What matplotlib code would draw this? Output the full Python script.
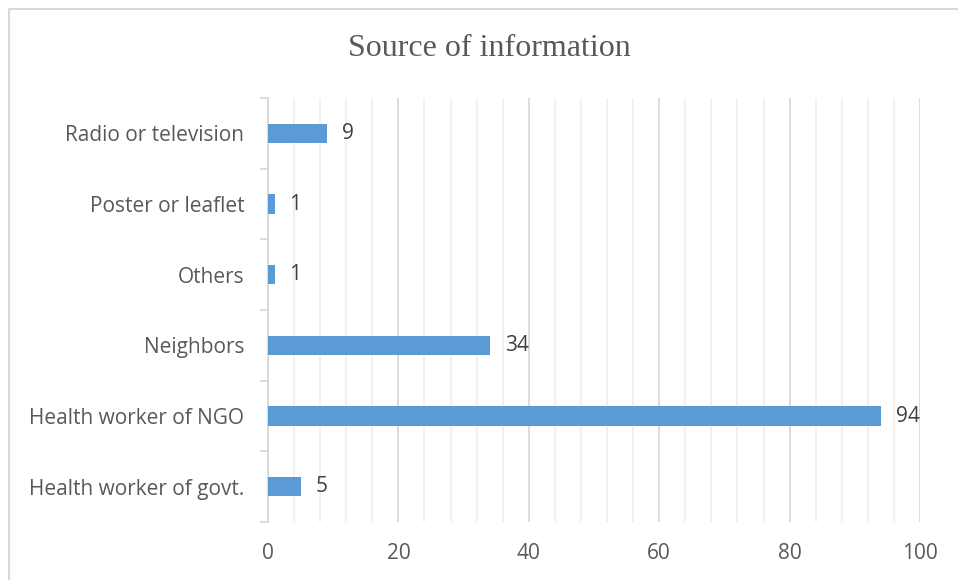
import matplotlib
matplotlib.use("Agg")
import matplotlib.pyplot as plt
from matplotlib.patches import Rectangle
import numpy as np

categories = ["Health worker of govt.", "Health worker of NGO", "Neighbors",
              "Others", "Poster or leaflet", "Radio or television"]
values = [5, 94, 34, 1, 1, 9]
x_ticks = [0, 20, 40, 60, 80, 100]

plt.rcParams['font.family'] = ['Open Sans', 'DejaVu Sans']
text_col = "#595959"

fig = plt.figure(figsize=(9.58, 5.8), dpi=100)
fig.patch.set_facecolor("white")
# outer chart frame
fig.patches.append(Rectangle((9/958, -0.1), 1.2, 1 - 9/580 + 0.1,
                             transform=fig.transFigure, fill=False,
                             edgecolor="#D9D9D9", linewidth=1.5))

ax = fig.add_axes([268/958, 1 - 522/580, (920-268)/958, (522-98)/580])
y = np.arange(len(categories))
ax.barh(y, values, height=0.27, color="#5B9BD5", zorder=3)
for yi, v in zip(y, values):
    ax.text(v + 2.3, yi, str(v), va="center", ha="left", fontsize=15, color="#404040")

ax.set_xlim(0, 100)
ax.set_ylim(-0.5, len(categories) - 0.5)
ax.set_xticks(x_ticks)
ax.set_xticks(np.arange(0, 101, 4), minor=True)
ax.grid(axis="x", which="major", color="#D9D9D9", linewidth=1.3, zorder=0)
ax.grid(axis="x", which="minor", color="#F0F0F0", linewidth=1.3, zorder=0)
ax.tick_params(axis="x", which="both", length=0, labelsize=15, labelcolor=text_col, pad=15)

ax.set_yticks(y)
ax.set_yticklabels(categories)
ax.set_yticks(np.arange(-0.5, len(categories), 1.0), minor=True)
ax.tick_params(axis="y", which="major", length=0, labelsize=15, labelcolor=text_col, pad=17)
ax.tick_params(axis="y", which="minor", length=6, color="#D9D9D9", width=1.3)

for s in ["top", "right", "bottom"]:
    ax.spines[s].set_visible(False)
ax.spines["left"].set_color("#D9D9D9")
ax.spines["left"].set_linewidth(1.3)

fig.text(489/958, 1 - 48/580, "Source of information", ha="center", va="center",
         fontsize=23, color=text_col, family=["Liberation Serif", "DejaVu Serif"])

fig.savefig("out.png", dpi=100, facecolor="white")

---

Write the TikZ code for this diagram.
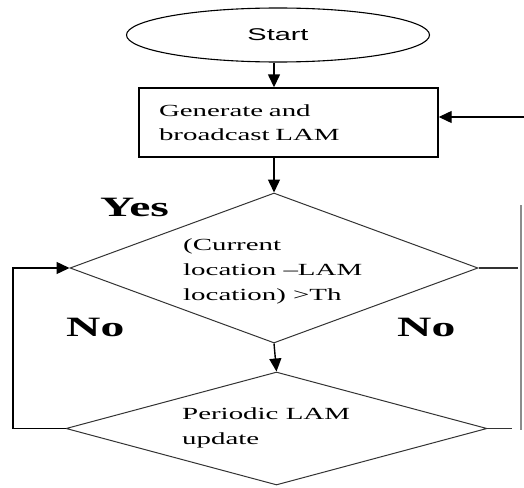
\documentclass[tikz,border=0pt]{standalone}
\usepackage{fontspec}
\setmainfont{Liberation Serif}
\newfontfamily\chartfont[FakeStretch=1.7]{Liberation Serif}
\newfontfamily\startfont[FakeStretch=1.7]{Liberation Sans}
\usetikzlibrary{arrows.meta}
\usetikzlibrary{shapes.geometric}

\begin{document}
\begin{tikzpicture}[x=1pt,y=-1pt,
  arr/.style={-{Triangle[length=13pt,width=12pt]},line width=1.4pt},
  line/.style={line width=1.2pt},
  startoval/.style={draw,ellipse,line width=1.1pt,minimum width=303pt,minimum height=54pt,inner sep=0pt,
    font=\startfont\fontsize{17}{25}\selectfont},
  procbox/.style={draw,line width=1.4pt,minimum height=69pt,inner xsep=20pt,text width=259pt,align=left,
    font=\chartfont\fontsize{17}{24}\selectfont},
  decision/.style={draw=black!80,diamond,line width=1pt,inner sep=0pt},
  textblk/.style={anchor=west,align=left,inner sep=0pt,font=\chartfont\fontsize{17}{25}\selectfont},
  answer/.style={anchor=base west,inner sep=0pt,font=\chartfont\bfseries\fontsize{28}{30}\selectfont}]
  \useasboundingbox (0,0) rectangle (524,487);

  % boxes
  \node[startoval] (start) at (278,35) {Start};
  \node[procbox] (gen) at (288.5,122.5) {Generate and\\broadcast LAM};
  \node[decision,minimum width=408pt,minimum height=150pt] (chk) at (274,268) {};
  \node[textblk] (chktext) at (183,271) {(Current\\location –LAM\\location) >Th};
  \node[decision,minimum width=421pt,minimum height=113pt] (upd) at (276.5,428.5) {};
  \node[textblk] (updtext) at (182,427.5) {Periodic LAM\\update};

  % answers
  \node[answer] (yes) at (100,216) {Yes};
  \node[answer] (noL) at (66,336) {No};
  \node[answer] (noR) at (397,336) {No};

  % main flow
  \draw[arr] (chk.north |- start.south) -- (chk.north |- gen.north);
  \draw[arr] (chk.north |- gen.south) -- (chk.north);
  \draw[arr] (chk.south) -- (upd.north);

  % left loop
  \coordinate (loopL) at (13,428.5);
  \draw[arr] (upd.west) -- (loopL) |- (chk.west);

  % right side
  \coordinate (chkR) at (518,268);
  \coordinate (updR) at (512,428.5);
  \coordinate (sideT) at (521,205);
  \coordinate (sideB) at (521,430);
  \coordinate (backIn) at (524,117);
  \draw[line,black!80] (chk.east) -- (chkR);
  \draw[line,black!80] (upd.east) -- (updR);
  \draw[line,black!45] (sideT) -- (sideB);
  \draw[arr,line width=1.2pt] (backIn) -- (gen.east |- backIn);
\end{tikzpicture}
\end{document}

==

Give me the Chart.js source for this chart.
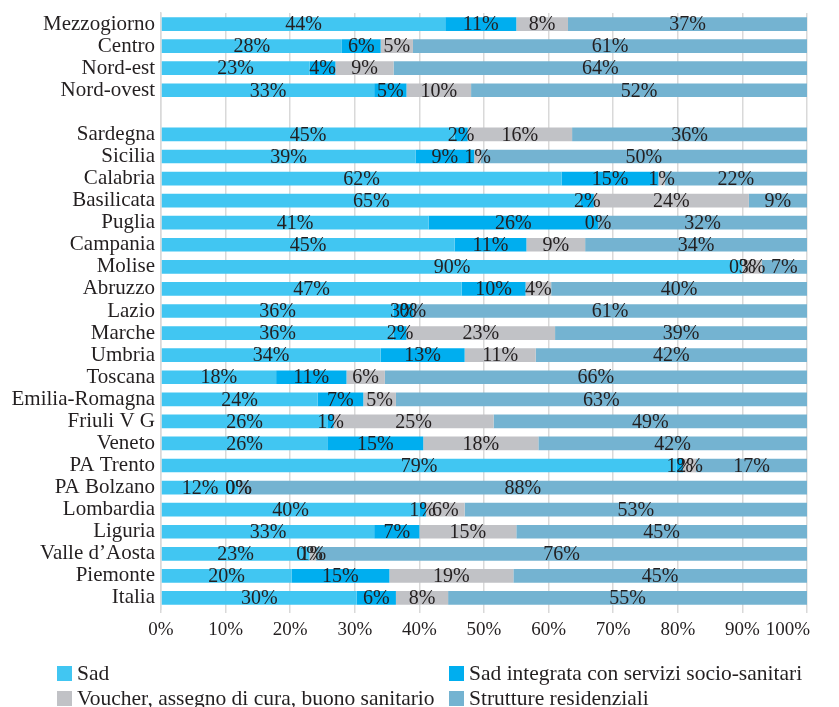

STATED PROBLEM: Starting at the line containing "Write the TikZ code for this diagram." and stopping after the line containing "(0,0) rectangle (524,487);", give the lines again exactly and leave out every image.

FINISHED TASK:
Write the TikZ code for this diagram.
\documentclass[tikz,border=0pt]{standalone}
\usepackage{fontspec}
\setmainfont{Liberation Serif}
\newfontfamily\chartfont[FakeStretch=1.7]{Liberation Serif}
\newfontfamily\startfont[FakeStretch=1.7]{Liberation Sans}
\usetikzlibrary{arrows.meta}
\usetikzlibrary{shapes.geometric}

\begin{document}
\begin{tikzpicture}[x=1pt,y=-1pt,
  arr/.style={-{Triangle[length=13pt,width=12pt]},line width=1.4pt},
  line/.style={line width=1.2pt},
  startoval/.style={draw,ellipse,line width=1.1pt,minimum width=303pt,minimum height=54pt,inner sep=0pt,
    font=\startfont\fontsize{17}{25}\selectfont},
  procbox/.style={draw,line width=1.4pt,minimum height=69pt,inner xsep=20pt,text width=259pt,align=left,
    font=\chartfont\fontsize{17}{24}\selectfont},
  decision/.style={draw=black!80,diamond,line width=1pt,inner sep=0pt},
  textblk/.style={anchor=west,align=left,inner sep=0pt,font=\chartfont\fontsize{17}{25}\selectfont},
  answer/.style={anchor=base west,inner sep=0pt,font=\chartfont\bfseries\fontsize{28}{30}\selectfont}]
  \useasboundingbox (0,0) rectangle (524,487);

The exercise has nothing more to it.